Characterising microsporidian host-parasite interactions

Abstract

Microsporidia are an enormously successful group of obligate intracellular fungal parasites that infect most eukaryotes including humans. In my thesis I have analysed and compared microsporidian genomes to identify which genes have been conserved, and which lost, during the transition of the group to parasitism, sequenced the transcriptome of a mixed infection of Trachipleistophora hominis in a rabbit kidney cell line, and provided a description of the T. hominis intracellular lifecycle. My results demonstrate that microsporidian genome evolution is extremely dynamic; with huge loss of genes in the microsporidian common ancestor balanced by group and lineage-specific gene family expansion and innovation.

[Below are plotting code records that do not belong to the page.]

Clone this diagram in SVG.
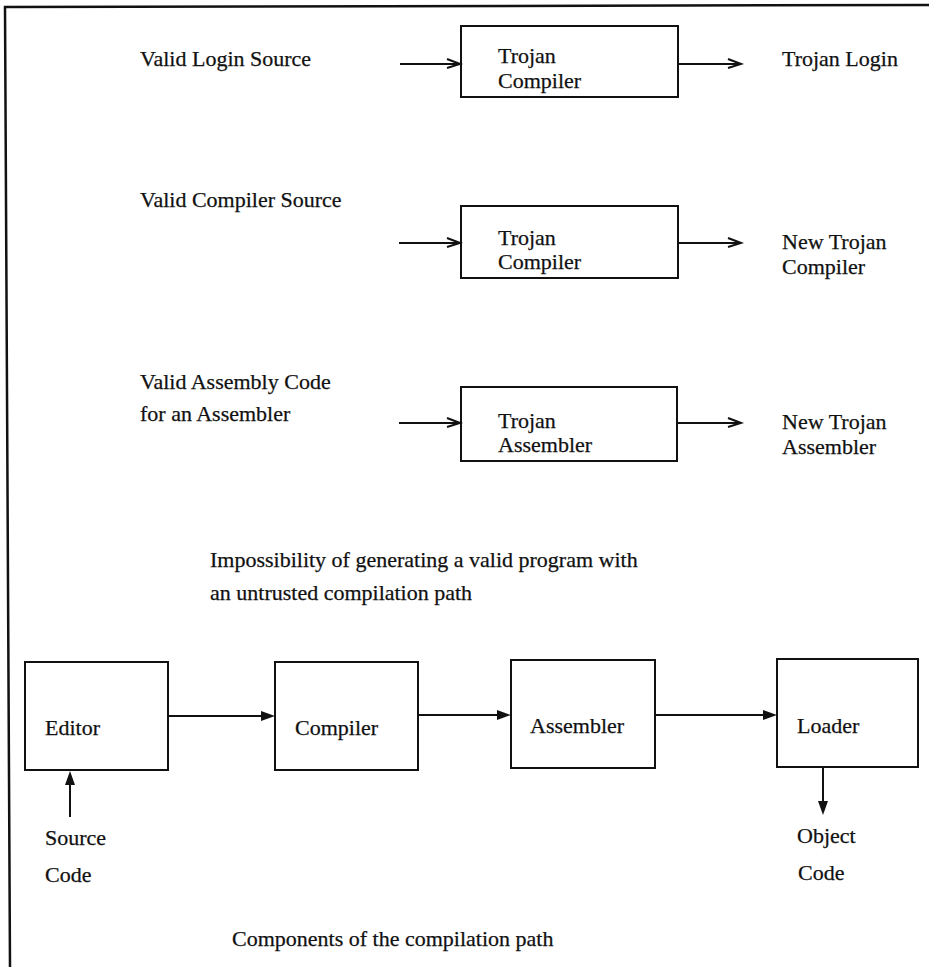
<svg xmlns="http://www.w3.org/2000/svg" width="929" height="967" viewBox="0 0 929 967">
  <style>
    text { font-family: "Liberation Serif", "Times New Roman", serif; font-size: 22px; fill: #111; stroke: #111; stroke-width: 0.25; }
    .box { fill: none; stroke: #111; stroke-width: 2; }
    .frame { fill: none; stroke: #111; stroke-width: 2.5; }
    .wire { fill: none; stroke: #111; stroke-width: 2; }
    .open { fill: none; stroke: #111; stroke-width: 2; stroke-linejoin: miter; }
    .solid { fill: #111; stroke: none; }
  </style>

  <rect width="929" height="967" fill="#fff"/>

  <!-- page frame -->
  <path class="frame" d="M10,967 L5,7 L929,5"/>

  <!-- upper figure: untrusted compilation path -->
  <g id="login-row">
    <text x="140" y="66">Valid Login Source</text>
    <g id="trojan-compiler-1">
      <rect class="box" x="461" y="26" width="217" height="71"/>
      <text x="498" y="63">Trojan</text>
      <text x="498" y="88">Compiler</text>
    </g>
    <text x="782" y="66">Trojan Login</text>
  </g>

  <g id="compiler-row">
    <text x="140" y="207">Valid Compiler Source</text>
    <g id="trojan-compiler-2">
      <rect class="box" x="461" y="206" width="217" height="72"/>
      <text x="498" y="245">Trojan</text>
      <text x="498" y="269">Compiler</text>
    </g>
    <text x="782" y="249">New Trojan</text>
    <text x="782" y="274">Compiler</text>
  </g>

  <g id="assembler-row">
    <text x="140" y="389">Valid Assembly Code</text>
    <text x="140" y="421">for an Assembler</text>
    <g id="trojan-assembler">
      <rect class="box" x="461" y="387" width="216" height="74"/>
      <text x="498" y="428">Trojan</text>
      <text x="498" y="452">Assembler</text>
    </g>
    <text x="782" y="429">New Trojan</text>
    <text x="782" y="454">Assembler</text>
  </g>

  <text x="210" y="567">Impossibility of generating a valid program with</text>
  <text x="210" y="600">an untrusted compilation path</text>

  <!-- lower figure: components of the compilation path -->
  <g id="editor">
    <rect class="box" x="25" y="662" width="143" height="108"/>
    <text x="45" y="735">Editor</text>
  </g>
  <g id="compiler">
    <rect class="box" x="275" y="662" width="143" height="108"/>
    <text x="295" y="735">Compiler</text>
  </g>
  <g id="assembler">
    <rect class="box" x="511" y="660" width="144" height="108"/>
    <text x="530" y="733">Assembler</text>
  </g>
  <g id="loader">
    <rect class="box" x="777" y="659" width="141" height="108"/>
    <text x="797" y="733">Loader</text>
  </g>
  <g id="source-code">
    <text x="45" y="845">Source</text>
    <text x="45" y="882">Code</text>
  </g>
  <g id="object-code">
    <text x="797" y="843">Object</text>
    <text x="798" y="880">Code</text>
  </g>

  <text x="232" y="946">Components of the compilation path</text>

  <g id="connectors">
    <!-- open-headed arrows, upper figure -->
    <line class="wire" x1="400" y1="64" x2="460" y2="64"/>
    <path class="open" d="M447,59 L460,64 L447,68"/>
    <line class="wire" x1="678" y1="64" x2="741" y2="64"/>
    <path class="open" d="M728,59 L741,64 L728,68"/>

    <line class="wire" x1="399" y1="243" x2="460" y2="243"/>
    <path class="open" d="M447,238 L460,243 L447,247"/>
    <line class="wire" x1="678" y1="243" x2="741" y2="243"/>
    <path class="open" d="M728,238 L741,243 L728,247"/>

    <line class="wire" x1="399" y1="423" x2="460" y2="423"/>
    <path class="open" d="M447,418 L460,423 L447,427"/>
    <line class="wire" x1="677" y1="423" x2="741" y2="423"/>
    <path class="open" d="M728,418 L741,423 L728,427"/>

    <!-- solid-headed arrows, lower figure -->
    <line class="wire" x1="168" y1="716" x2="262" y2="716"/>
    <path class="solid" d="M275,716 L261,711 L261,721 Z"/>
    <line class="wire" x1="418" y1="715" x2="498" y2="715"/>
    <path class="solid" d="M511,715 L497,710 L497,720 Z"/>
    <line class="wire" x1="655" y1="715" x2="764" y2="715"/>
    <path class="solid" d="M777,715 L763,710 L763,720 Z"/>

    <line class="wire" x1="70" y1="817" x2="70" y2="784"/>
    <path class="solid" d="M70,771 L65,785 L75,785 Z"/>
    <line class="wire" x1="823" y1="768" x2="823" y2="802"/>
    <path class="solid" d="M823,815 L818,801 L828,801 Z"/>
  </g>
</svg>
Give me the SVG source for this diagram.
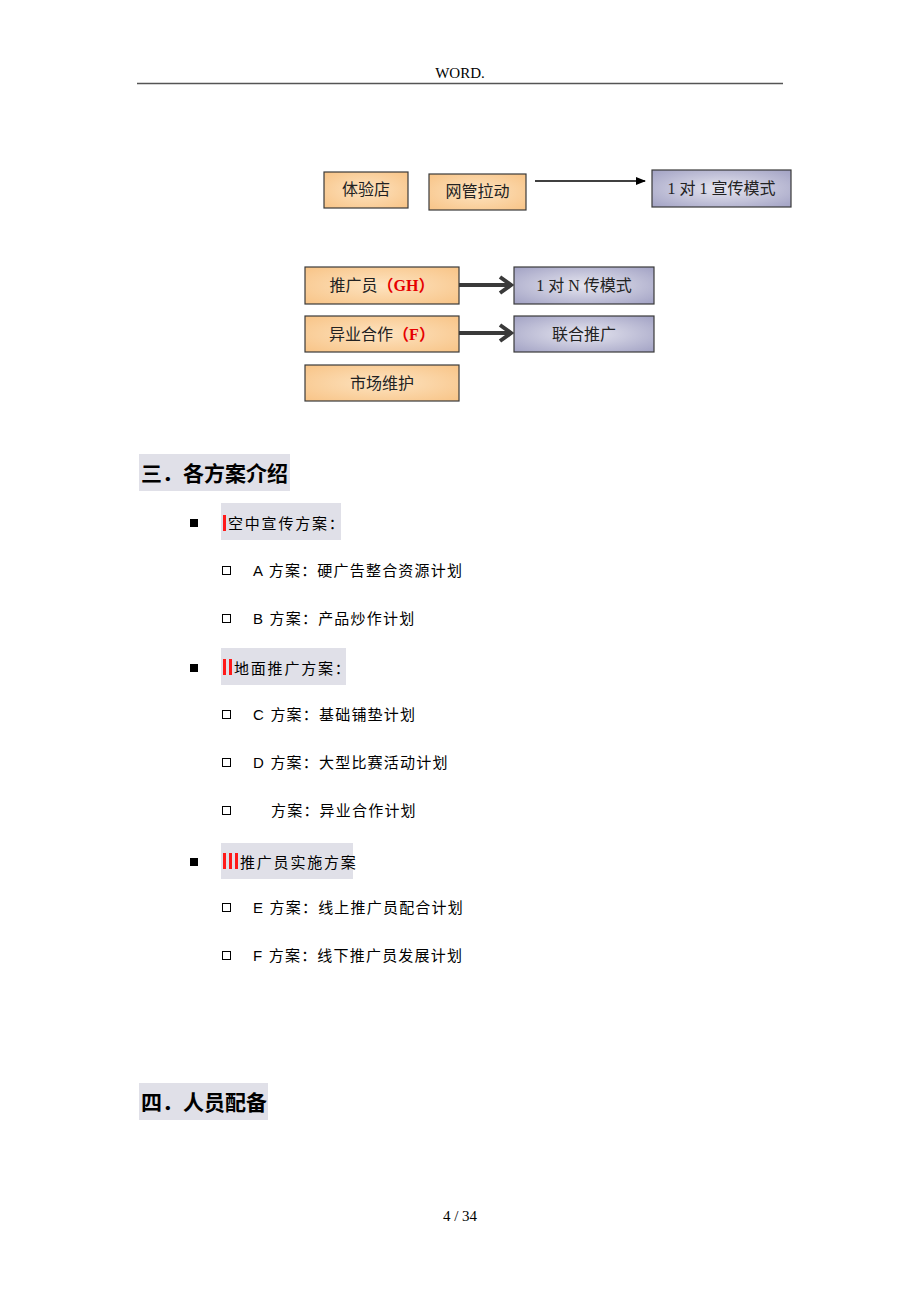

Genes that are conserved among microsporidians are generally expressed at higher than average levels in the transcriptome of T. hominis. Lineage-specific genes show greater variation in expression, but some are very highly expressed suggesting that they play important roles in T. hominis biology. The transcriptomics data for T. hominis confirmed that it contains one of the largest microsporidian genomes in terms of gene content and also identified previously unannotated genes, some of which may have important roles in the parasite. Detailed analysis of my gene expression data demonstrated that differential expression of duplicate genes is a general feature of T. hominis gene families, including nucleotide transport proteins that are already known to have important roles in the microsporidian lifestyle. A method for partially synchronising the T. hominis infection was established and used to investigate the development of the infectious cycle using light microscopy and antibodies to T. hominis proteins. My observations suggest that the infection proceeds in a reproducible and predictable pattern under the experimental conditions used; providing a tool for future detailed study of how T. hominis infects and exploits eukaryotic host cells.